Blog Action Day - Climate Change
I can't say I'm much of an ecologist, although over the last few years I have - whether consciously or unconsciously - made changes in the way that I live to try to reduce not only what I consume of the earth's resources, but also the amount of waste I generate.
I have to confess that I hadn't really made a huge connection between what I as an individual do in my life and climate change. It wasn't until we had some severe wet weather in the UK in 2007 that was attributable to climate change that I actually gave any serious thought to the subject.
The northern hemisphere is getting warmer - of that there is no doubt. When I was a child in the Midlands the winters were severe. We had no central heating, just a single coal fire in the living room, so the bedroom windows would be frosted up on the inside every morning. Even 20 years ago I remember it snowing at Easter in the Peak District. But our winters have become milder. Conversely our summers have not become significantly hotter (although we did have a couple of hot ones four or five years back, but the last two or three summers have been just blah).
What can I do about it though? Isn't it all the fault of those big power stations in Eastern Europe, or heavy industry in China? It's nothing to do with me - right?
Wrong! I have to look at where I can reduce the resources I consume which contribute to greenhouse gases. I use my car far less often than I used to (largely because of the cost of petrol (£1.05 a litre - or around $7 a US gallon to Americans) but also because I've become aware of the wastefulness of using my car for a single journey. I try to do all my errands at once and to not make short journeys if I don't have to. Yesterday I forgot to buy butter on my way home, so instead of getting the car out and going back to the supermarket for a single item, I phoned a neighbour and asked her if she could let me have a little. The cost to the environment was nil - no petrol used, just a few steps to her door.
I've started eating more vegetarian food (although I do love meat), and to try to eat seasonal, local produce, if possible. I remember as a child that strawberries were such a treat, available for a few weeks in the summer and then no more for another year. But now I can buy them all year round, along with peaches, pineapples, asparagus, Fuji apples imported from China (when we have our own perfectly delicious Cox's Orange Pippins in season), and all sorts of other exotic tropical fruit and vegetables that were unheard of when I was a child. Everything is available, all the time. It might have been forced in a greenhouse and have no taste but the supermarkets are locked in this war for customers where they have to provide everything, all the time.
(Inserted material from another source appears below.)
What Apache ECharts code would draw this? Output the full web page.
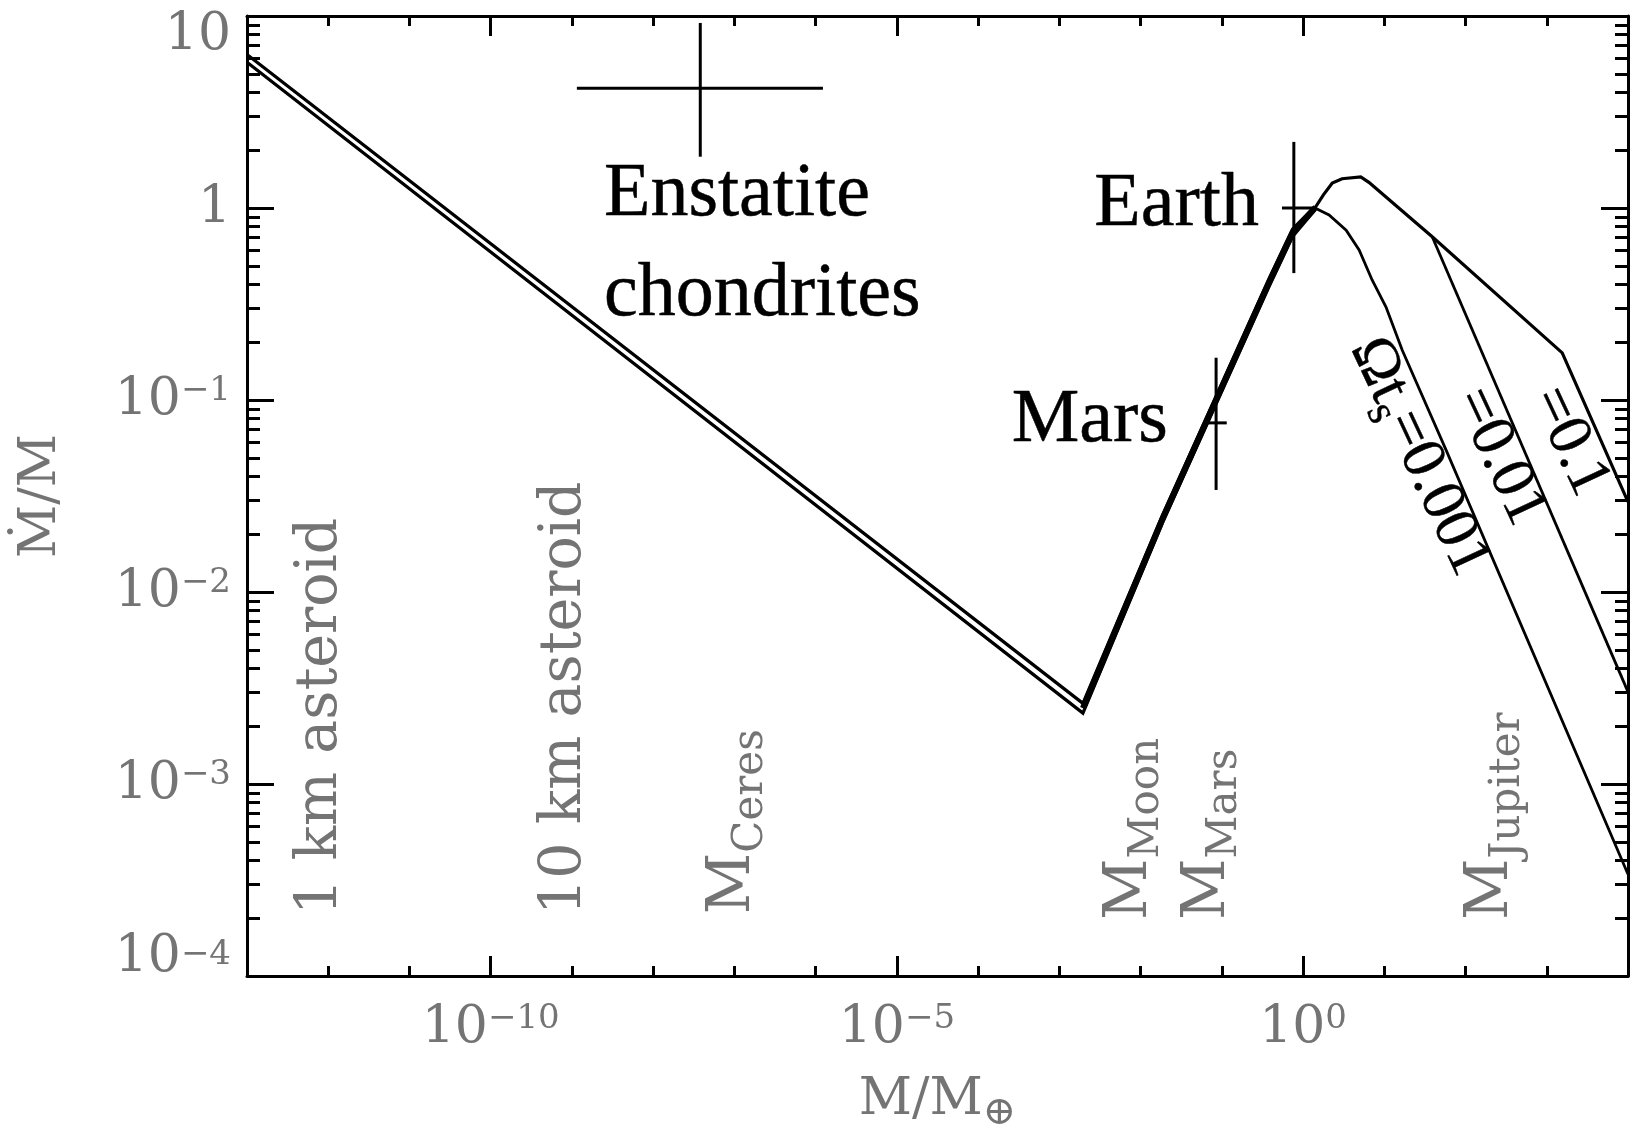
<!DOCTYPE html>
<html><head><meta charset="utf-8">
<script src="https://cdn.jsdelivr.net/npm/echarts@6/dist/echarts.min.js"></script>
<style>html,body{margin:0;padding:0;background:#fff}#c{width:1632px;height:1125px}</style>
</head><body><div id="c"></div>
<script>
// ---------------- data (M in Earth masses, Mdot/M) ----------------
const xTickExponents = [-10, -5, 0];
const yTickExponents = [-4, -3, -2, -1, 0, 1];
const minorMultipliers = [2, 3, 4, 5, 6, 7, 8, 9];

// double line (small bodies -> Earth)
const basePathM      = [1e-13, 1.95e-3, 1.86e-2, 0.380, 0.741, 1.40];
const upperPathMdot  = [6.31, 2.63e-3, 2.51e-2, 0.427, 0.776, 1.02];
const lowerPathMdot  = [5.75, 2.34e-3, 2.29e-2, 0.389, 0.708, 0.977];
// merged thick rising part
const risingPathM    = [1.95e-3, 1.86e-2, 0.380, 0.741, 1.40];
const risingPathMdot = [2.48e-3, 2.40e-2, 0.408, 0.741, 1.00];

// Omega t_s = 0.1
const curve01M    = [1.40, 1.78, 2.29, 3.02, 5.13, 6.46, 38.9, 1550, 1e4];
const curve01Mdot = [1.00, 1.17, 1.35, 1.42, 1.45, 1.36, 0.708, 0.176, 0.0295];
// Omega t_s = 0.01
const curve001M    = [38.9, 1e4];
const curve001Mdot = [0.708, 3.02e-3];
// Omega t_s = 0.001
const curve0001M    = [1.40, 2.09, 3.39, 4.90, 7.08, 10.5, 16.6, 57.5, 1e4];
const curve0001Mdot = [1.00, 0.920, 0.767, 0.604, 0.422, 0.305, 0.182, 0.0550, 3.39e-4];

// crosses (error bars)
const crossNames    = ['Enstatite chondrites', 'Earth', 'Mars'];
const crossM        = [3.8e-8, 0.77, 0.085];
const crossMLow     = [1.15e-9, 0.55, 0.066];
const crossMHigh    = [1.23e-6, 1.30, 0.115];
const crossMdot     = [4.2, 1.0, 0.076];
const crossMdotLow  = [1.85, 0.458, 0.034];
const crossMdotHigh = [9.2, 2.21, 0.166];

// black annotations
const noteTexts = ['Enstatite\nchondrites', 'Earth', 'Mars'];
const noteM     = [2.48e-9, 0.286, 0.0217];
const noteMdot  = [0.641, 1.04, 0.0778];

// Omega t_s labels
const omegaTexts = ['Ωt_s=0.001', '=0.01', '=0.1'];
const omegaM     = [21.9, 211, 1538];
const omegaMdot  = [0.0487, 0.0487, 0.0583];

// grey mass labels
const massMain = ['1 km asteroid', '10 km asteroid', 'M', 'M', 'M', 'M'];
const massSub  = ['', '', 'Ceres', 'Moon', 'Mars', 'Jupiter'];
const massM    = [8.2e-13, 8.3e-10, 1.23e-7, 9.3e-3, 0.085, 258];
const massMdot = [2.08e-4, 2.08e-4, 2.10e-4, 1.96e-4, 1.96e-4, 1.96e-4];

// ---------------- build ----------------
const L = Math.log10;
const pairs = (xs, ys) => xs.map((x, i) => [L(x), L(ys[i])]);
const GRAY = '#747474';
const FG = 'DejaVu Serif';
const FB = 'Liberation Serif';
const xMin = -13, xMax = 4, yMin = -4, yMax = 1;
const decadesX = []; for (let e = xMin; e <= xMax; e++) decadesX.push(e);
const decadesY = []; for (let e = yMin; e <= yMax; e++) decadesY.push(e);
const minorY = []; for (let e = yMin; e < yMax; e++) for (const m of minorMultipliers) minorY.push(e + L(m));

const supTxt = n => (n < 0 ? '−' + (-n) : '' + n);
const yLabel = v => {
  const e = Math.round(v);
  if (e === 0) return '{b|1}';
  if (e === yMax) return '{bt|10}';
  if (e === yMin) return '{bt|10}{st|' + supTxt(e) + '}';
  return '{b|10}{s|' + supTxt(e) + '}';
};
const xLabel = v => '{b|10}{s|' + supTxt(Math.round(v)) + '}';
const tickRich = {
  b: {fontFamily: FG, fontSize: 52, lineHeight: 52, color: GRAY},
  s: {fontFamily: FG, fontSize: 34, lineHeight: 34, color: GRAY, verticalAlign: 'top'},
  bt: {fontFamily: FG, fontSize: 52, lineHeight: 38, color: GRAY},
  st: {fontFamily: FG, fontSize: 34, lineHeight: 24, color: GRAY, verticalAlign: 'top'}
};
const K = '#000';
function xAx(pos, len, vals, extra) {
  return Object.assign({
    type: 'value', min: xMin, max: xMax, position: pos,
    axisLine: {show: true, onZero: false, lineStyle: {color: K, width: 3}},
    axisTick: {show: true, inside: true, length: len, customValues: vals, lineStyle: {color: K, width: 3}},
    axisLabel: {show: false}, splitLine: {show: false}
  }, extra || {});
}
function yAx(pos, len, vals, extra) {
  return Object.assign({
    type: 'value', min: yMin, max: yMax, position: pos,
    axisLine: {show: true, onZero: false, lineStyle: {color: K, width: 3}},
    axisTick: {show: true, inside: true, length: len, customValues: vals, lineStyle: {color: K, width: 3}},
    axisLabel: {show: false}, splitLine: {show: false}
  }, extra || {});
}

const crossData = crossM.map((m, i) => [L(m), L(crossMdot[i]), L(crossMLow[i]), L(crossMHigh[i]), L(crossMdotLow[i]), L(crossMdotHigh[i])]);

function lineSeries(name, data, w) {
  return {type: 'line', name: name, data: data, symbol: 'none', showSymbol: false, silent: true,
    lineStyle: {color: K, width: w, join: 'miter', cap: 'butt'}, z: 3};
}

const noteData = noteTexts.map((t, i) => ({
  value: [L(noteM[i]), L(noteMdot[i])],
  label: {
    formatter: t.split('\n').map(s => '{e|' + s + '}').join('\n'),
    align: i === 0 ? 'left' : 'right', verticalAlign: 'middle'
  }
}));
const omegaData = omegaTexts.map((t, i) => ({
  value: [L(omegaM[i]), L(omegaMdot[i])],
  label: {
    formatter: t.replace(/^Ωt_s(.*)$/, '{a|Ωt}{s|s}{a|$1}').replace(/^(=[0-9.]+)$/, '{a|$1}'),
    align: 'center', verticalAlign: 'middle', rotate: -65
  }
}));
const massData = massMain.map((t, i) => ({
  value: [L(massM[i]), L(massMdot[i])],
  label: {
    formatter: massSub[i] ? '{m|' + t + '}{s|' + massSub[i] + '}' : '{t|' + t + '}',
    align: 'left', verticalAlign: 'middle', rotate: 90
  }
}));
const blackLabel = {show: true, position: [0, 0], color: K, textBorderColor: K, textBorderWidth: 0.5};
const labelSeriesBase = {type: 'scatter', symbolSize: 0, silent: true, z: 5, itemStyle: {opacity: 1, color: K}};

const option = {
  animation: false,
  backgroundColor: '#fff',
  grid: {left: 247, right: 4, top: 16, bottom: 149, containLabel: false, outerBoundsMode: 'none'},
  xAxis: [
    xAx('bottom', 10, decadesX, {
      axisLabel: {show: true, customValues: xTickExponents, formatter: xLabel, rich: tickRich, margin: 26},
      name: '{m|M/M}{s|⊕}', nameLocation: 'middle', nameGap: 106,
      nameTextStyle: {rich: {
        m: {fontFamily: FG, fontSize: 52, lineHeight: 52, color: GRAY, verticalAlign: 'bottom', padding: [0, 0, 8, 0]},
        s: {fontFamily: FG, fontSize: 40, lineHeight: 40, color: GRAY, verticalAlign: 'bottom'}
      }}
    }),
    xAx('bottom', 20, xTickExponents, {axisLine: {show: false, onZero: false}}),
    xAx('top', 10, decadesX),
    xAx('top', 20, xTickExponents, {axisLine: {show: false, onZero: false}})
  ],
  yAxis: [
    yAx('left', 27, decadesY, {
      axisLabel: {show: true, customValues: yTickExponents, formatter: yLabel, rich: tickRich, margin: 16,
        verticalAlignMinLabel: 'bottom', verticalAlignMaxLabel: 'top'},
      name: '{m|Ṁ/M}', nameLocation: 'middle', nameGap: 180, nameRotate: 90,
      nameTextStyle: {rich: {m: {fontFamily: FG, fontSize: 52, lineHeight: 52, color: GRAY}}}
    }),
    yAx('left', 13, minorY, {axisLine: {show: false, onZero: false}}),
    yAx('right', 27, decadesY),
    yAx('right', 13, minorY, {axisLine: {show: false, onZero: false}})
  ],
  series: [
    {
      type: 'custom', name: 'crosses', data: crossData, silent: true, z: 2,
      encode: {x: [0, 2, 3], y: [1, 4, 5]},
      renderItem: function (params, api) {
        const xl = api.coord([api.value(2), api.value(1)]);
        const xh = api.coord([api.value(3), api.value(1)]);
        const yl = api.coord([api.value(0), api.value(4)]);
        const yh = api.coord([api.value(0), api.value(5)]);
        const st = {stroke: K, lineWidth: 3};
        return {type: 'group', children: [
          {type: 'line', shape: {x1: xl[0], y1: xl[1], x2: xh[0], y2: xh[1]}, style: st},
          {type: 'line', shape: {x1: yl[0], y1: yl[1], x2: yh[0], y2: yh[1]}, style: st}
        ]};
      }
    },
    lineSeries('upper', pairs(basePathM, upperPathMdot), 3.2),
    lineSeries('lower', pairs(basePathM, lowerPathMdot), 3.2),
    lineSeries('rising', pairs(risingPathM, risingPathMdot), 6),
    lineSeries('Ωts=0.1', pairs(curve01M, curve01Mdot), 3.2),
    lineSeries('Ωts=0.01', pairs(curve001M, curve001Mdot), 2.8),
    lineSeries('Ωts=0.001', pairs(curve0001M, curve0001Mdot), 2.8),
    Object.assign({}, labelSeriesBase, {
      name: 'notes', data: noteData,
      label: Object.assign({}, blackLabel, {rich: {e: {fontFamily: FB, fontSize: 76, lineHeight: 100, color: K, textBorderColor: K, textBorderWidth: 0.5}}})
    }),
    Object.assign({}, labelSeriesBase, {
      name: 'omega', data: omegaData,
      label: Object.assign({}, blackLabel, {rich: {
        a: {fontFamily: FB, fontSize: 62, lineHeight: 62, color: K, textBorderColor: K, textBorderWidth: 0.4, verticalAlign: 'bottom', padding: [0, 0, 8, 0]},
        s: {fontFamily: FB, fontSize: 44, lineHeight: 44, color: K, textBorderColor: K, textBorderWidth: 0.4, verticalAlign: 'bottom'}
      }})
    }),
    Object.assign({}, labelSeriesBase, {
      name: 'masses', data: massData,
      label: {show: true, position: [0, 0], color: GRAY, rich: {
        t: {fontFamily: FG, fontSize: 57, lineHeight: 57, color: GRAY},
        m: {fontFamily: FG, fontSize: 60, lineHeight: 60, color: GRAY, verticalAlign: 'bottom', padding: [0, 0, 8, 0]},
        s: {fontFamily: FG, fontSize: 42, lineHeight: 42, color: GRAY, verticalAlign: 'bottom'}
      }}
    })
  ]
};
const chart = echarts.init(document.getElementById('c'));
chart.setOption(option);
</script></body></html>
Yes, it's great to have choice, but there is a price to pay for eating raspberries on Christmas Day.
The neighbour I mentioned above lives in a flat the same size as mine. She and her husband are in their 80s, and I know old people like their homes to be warm but - wow! - her flat last evening was stifling. She has electric heaters, and every single one was switched on, as well as an electric fire in the living room. I could hardly breathe. I'd guess the woman who lives in the flat above barely needs to use her heating because of the heat rising from Peggy's flat below. The UK still uses a vast amount of fossil fuel to generate electricity. Ugly though they may be, I'm a fan of wind farms. The wind is free, let's harness its power. Turn that heater off, put a sweater on!
These days when I use the oven, I try to cook several things at once. I have a microwave/convection oven that I use for small stuff rather than heat the big oven. Much of this is due to parsimony rather than any high-minded ideals about conservation or greenhouse gases, but the knock-on effect is that I, in some small way, am helping to slow down the big world warm-up.